Gary Lineker, not given his full due as a philosopher, once said, “Football is a simple game; 22 men chase a ball for 90 minutes and at the end the Germans always win.” It’s as true now as it was in Gary’s prime.
After an inexplicable twenty-four year gap, Deutschland finally lifted Jules Rimet once again after last night’s 1-0 win over Argentina. And they deserved it, not just on the night but across the whole of the tournament. They were unquestionably the best side. I went into the match not really minding who won or lost, but with the thought in the back of my mind that I had predicted before everything in Brazil kicked off that Argentina would win it all. So I was sort of slightly pushing for them. But once it got going, I definitely felt myself willing the Germans on, and the deeper into the match we got the more I felt that way. Particularly in extra time, when the Argentinians gave up all hope seemingly of winning through playing better football and just started to throw their elbows around recklessly. Plus, it was nice that the game was won on a brilliant goal; Gotze’s effort would have been endlessly replayed even if had been a sort of David Platt off-my-backside-didn’t-quite-know-what-was-going-on stinker, so the fact that it is a genuinely fantastic piece of football is a relief.

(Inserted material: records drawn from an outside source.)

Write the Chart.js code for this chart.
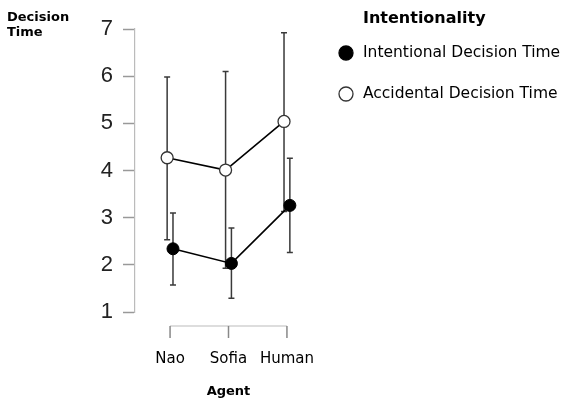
<!DOCTYPE html>
<html lang="en">
<head>
  <meta charset="UTF-8" />
  <title>Decision Time by Agent</title>
  <script src="https://cdn.jsdelivr.net/npm/chart.js"></script>
  <style>
    html, body { margin: 0; padding: 0; background: #fff; }
    .chart-box { width: 570px; height: 401px; position: relative; }
  </style>
</head>
<body>

<div class="chart-box">
  <canvas id="decisionChart"></canvas>
</div>

<script>
// data
const agents = ['Nao', 'Sofia', 'Human'];
const yTicks = [1, 2, 3, 4, 5, 6, 7];

const intentionalMean = [2.34, 2.03, 3.26];
const intentionalLow  = [1.57, 1.29, 2.26];
const intentionalHigh = [3.10, 2.78, 4.26];

const accidentalMean = [4.27, 4.01, 5.04];
const accidentalLow  = [2.53, 1.93, 3.13];
const accidentalHigh = [5.98, 6.10, 6.92];

const legendTitle = 'Intentionality';
const yTitle = ['Decision', 'Time'];
const xTitle = 'Agent';

const FONT = '"DejaVu Sans", Verdana, sans-serif';
const dodge = 0.05;

function points(means, shift) {
  return means.map((v, i) => ({ x: i + shift, y: v }));
}

// error bars, drawn under the markers
const errorBars = {
  id: 'errorBars',
  beforeDatasetsDraw(chart) {
    const ctx = chart.ctx;
    const yScale = chart.scales.y;
    ctx.save();
    ctx.strokeStyle = '#3a3a3a';
    ctx.lineWidth = 1.5;
    chart.data.datasets.forEach((ds, di) => {
      const meta = chart.getDatasetMeta(di);
      meta.data.forEach((pt, j) => {
        const yl = yScale.getPixelForValue(ds.errLow[j]);
        const yh = yScale.getPixelForValue(ds.errHigh[j]);
        ctx.beginPath();
        ctx.moveTo(pt.x, yl); ctx.lineTo(pt.x, yh);
        ctx.moveTo(pt.x - 3, yl); ctx.lineTo(pt.x + 3, yl);
        ctx.moveTo(pt.x - 3, yh); ctx.lineTo(pt.x + 3, yh);
        ctx.stroke();
      });
    });
    ctx.restore();
  }
};

// bracket style x axis, y title and the legend on the right
const decorations = {
  id: 'decorations',
  afterDraw(chart) {
    const ctx = chart.ctx;
    const xs = chart.scales.x;
    const area = chart.chartArea;
    ctx.save();

    // x axis bracket
    const yb = area.bottom + 14;
    const x0 = xs.getPixelForValue(0);
    const x2 = xs.getPixelForValue(agents.length - 1);
    ctx.strokeStyle = '#bbbbbb';
    ctx.lineWidth = 1.2;
    ctx.beginPath();
    ctx.moveTo(x0, yb); ctx.lineTo(x2, yb);
    ctx.stroke();
    ctx.strokeStyle = '#888888';
    ctx.lineWidth = 1.5;
    agents.forEach((a, i) => {
      const x = xs.getPixelForValue(i);
      ctx.beginPath();
      ctx.moveTo(x, yb); ctx.lineTo(x, yb + 12);
      ctx.stroke();
    });

    // y title, top left
    ctx.fillStyle = '#000';
    ctx.textBaseline = 'middle';
    ctx.textAlign = 'left';
    ctx.font = 'bold 13px ' + FONT;
    yTitle.forEach((t, i) => ctx.fillText(t, 7, 18 + i * 15));

    // legend
    const lx = area.right + 24;
    ctx.font = 'bold 16px ' + FONT;
    ctx.fillText(legendTitle, lx + 17, 19);
    ctx.font = '15.5px ' + FONT;
    chart.data.datasets.forEach((ds, i) => {
      const y = 53 + i * 41;
      ctx.beginPath();
      ctx.arc(lx, y, 7, 0, Math.PI * 2);
      ctx.fillStyle = ds.pointBackgroundColor;
      ctx.fill();
      ctx.lineWidth = 1.3;
      ctx.strokeStyle = ds.pointBorderColor;
      ctx.stroke();
      ctx.fillStyle = '#000';
      ctx.fillText(ds.label, lx + 17, y);
    });
    ctx.restore();
  }
};

const ctx = document.getElementById('decisionChart').getContext('2d');
new Chart(ctx, {
  type: 'line',
  data: {
    datasets: [
      {
        label: 'Intentional Decision Time',
        data: points(intentionalMean, dodge),
        errLow: intentionalLow,
        errHigh: intentionalHigh,
        borderColor: '#000',
        borderWidth: 1.6,
        pointRadius: 6,
        pointBackgroundColor: '#000',
        pointBorderColor: '#000',
        pointBorderWidth: 1,
        tension: 0
      },
      {
        label: 'Accidental Decision Time',
        data: points(accidentalMean, -dodge),
        errLow: accidentalLow,
        errHigh: accidentalHigh,
        borderColor: '#000',
        borderWidth: 1.6,
        pointRadius: 6,
        pointBackgroundColor: '#fff',
        pointBorderColor: '#333',
        pointBorderWidth: 1.3,
        tension: 0
      }
    ]
  },
  options: {
    responsive: true,
    maintainAspectRatio: false,
    animation: false,
    layout: { padding: { left: 0, top: 29, right: 248, bottom: 0 } },
    plugins: {
      legend: { display: false },
      tooltip: { enabled: false }
    },
    scales: {
      x: {
        type: 'linear',
        min: -0.6,
        max: 2.6,
        grid: { display: false, drawTicks: false },
        border: { display: false },
        afterBuildTicks: scale => { scale.ticks = agents.map((a, i) => ({ value: i })); },
        afterFit: scale => { scale.height = 89; },
        ticks: {
          padding: 38,
          color: '#000',
          font: { family: FONT, size: 15 },
          callback: value => agents[value] || ''
        },
        title: {
          display: true,
          text: xTitle,
          color: '#000',
          font: { family: FONT, size: 13, weight: 'bold' },
          padding: { top: 0, bottom: 2 }
        }
      },
      y: {
        min: 1,
        max: 7,
        afterBuildTicks: scale => { scale.ticks = yTicks.map(v => ({ value: v })); },
        afterFit: scale => { scale.width = 135; },
        grid: {
          drawOnChartArea: false,
          drawTicks: true,
          tickLength: 12,
          tickColor: '#999999',
          tickWidth: 1.5
        },
        border: { display: true, color: '#bbbbbb', width: 1.2 },
        ticks: {
          padding: 10,
          color: '#222',
          font: { family: '"Liberation Sans", Arial, sans-serif', size: 22 }
        }
      }
    }
  },
  plugins: [errorBars, decorations]
});
</script>

</body>
</html>
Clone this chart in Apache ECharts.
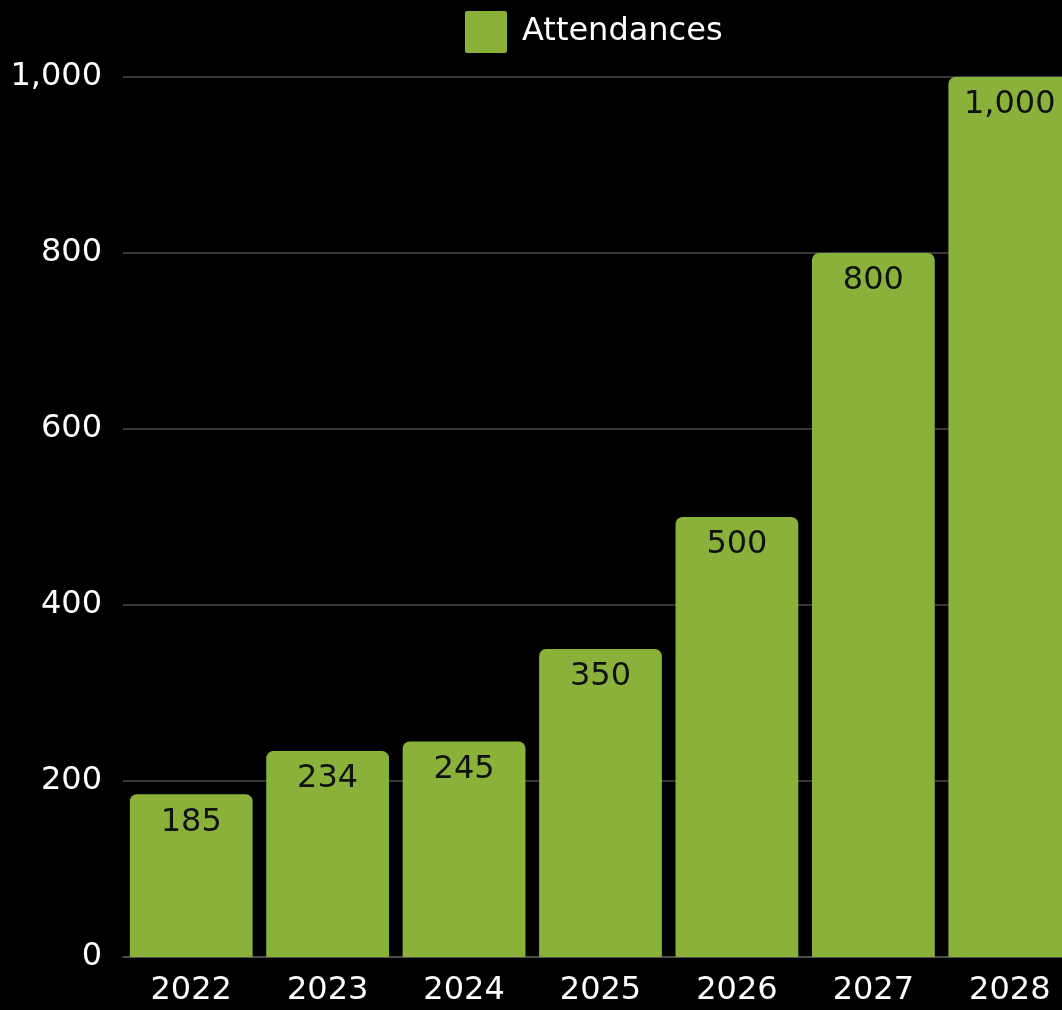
<!DOCTYPE html>
<html>
<head>
<meta charset="utf-8">
<style>
  html, body { margin: 0; padding: 0; background: #000; overflow: hidden; }
  /* canvas is a little wider than the window, so the last bar is cut off at the edge */
  #chart { width: 1090px; height: 1010px; }
</style>
<script src="https://cdn.jsdelivr.net/npm/echarts@6/dist/echarts.min.js"></script>
</head>
<body>
<div id="chart"></div>
<script>
// Yearly attendances
const years = ['2022', '2023', '2024', '2025', '2026', '2027', '2028'];
const attendances = [185, 234, 245, 350, 500, 800, 1000];
const seriesName = 'Attendances';

const FONT = '"DejaVu Sans", sans-serif';
const fmt = v => Number(v).toLocaleString('en-US');

const chart = echarts.init(document.getElementById('chart'), null, { renderer: 'canvas' });
chart.setOption({
  backgroundColor: '#000',
  animation: false,
  legend: {
    left: 460,
    top: 6,
    itemWidth: 42,
    itemHeight: 42,
    icon: 'path://M2,0 L40,0 Q42,0 42,2 L42,40 Q42,42 40,42 L2,42 Q0,42 0,40 L0,2 Q0,0 2,0 Z',
    textStyle: { color: '#fff', fontSize: 32, fontFamily: FONT, padding: [0, 0, 0, 10] },
    data: [seriesName]
  },
  grid: { left: 123, width: 955, top: 77, bottom: 53, containLabel: false },
  xAxis: {
    type: 'category',
    data: years,
    axisLine: { show: true, lineStyle: { color: '#555', width: 1.5 } },
    axisTick: { show: false },
    axisLabel: { color: '#fff', fontSize: 32, fontFamily: FONT, margin: 18 }
  },
  yAxis: {
    type: 'value',
    min: 0,
    max: 1000,
    interval: 200,
    axisLine: { show: false },
    axisTick: { show: false },
    splitLine: { lineStyle: { color: '#4a4a4a', width: 1.5 } },
    axisLabel: { color: '#fff', fontSize: 32, fontFamily: FONT, margin: 21, formatter: fmt }
  },
  series: [{
    name: seriesName,
    type: 'bar',
    data: attendances,
    barCategoryGap: '10%',
    itemStyle: { color: '#8AB13A', borderRadius: [7, 7, 0, 0] },
    label: {
      show: true,
      position: 'insideTop',
      distance: 12,
      color: '#111',
      fontSize: 32,
      fontFamily: FONT,
      formatter: p => fmt(p.value)
    }
  }]
});
</script>
</body>
</html>
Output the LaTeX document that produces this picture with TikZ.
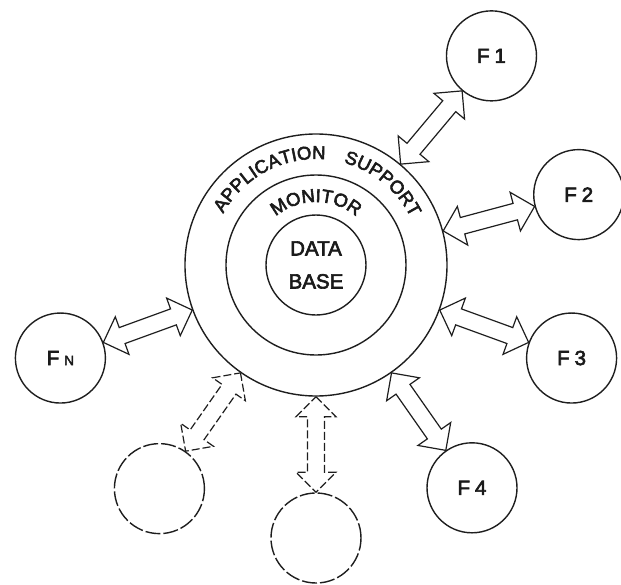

Messi has been named the player of the tournament, which I think is a misstep. Truth is, yes he scored four goals and had some great moments, but for what will have been the prime World Cup, played in his home continent, of the so called best player in the world, his performance across the last month has to be considered a monumental let down. There are rumours that he isn’t entirely fit and that would partly explain his lack of form. Still, last night was his night to shine – and he blew it, that last second ballooning free kick over the bar beautifully summarising it all for Argentina.
So that’s that. Until 2018 and Russia, which we were all reminded of before last night’s match kicked off when the cameras caught Putin and Blatter in the posh seats, yakking and laughing like the best of mates. I could insert a joke about autocratic regimes with an overlay of faux democracy right here, but I’ll digress instead. To ask whether the doom-mongers are correct in asserting that this is “the last real World Cup ever”. To be fair, this is a discussion only going on in snooty intellectual circles, and probably only in London at that. The gist of it is that because the next two World Cups are in less than ideal places, that this signifies some sort of death of the Beautiful Tournament. It’s easy to counter this argument – the World Cup has been held under some very dodgy regimes in the past without a dent in the tournament’s standing (Argentina in 1978 immediately springs to mind). And while intellectuals care a great deal about the politics of FIFA and of host nations, most football fans would watch the World Cup if you held it in Somalia while whole stadiums of fans were being executed. So long as the goals kept coming, of course.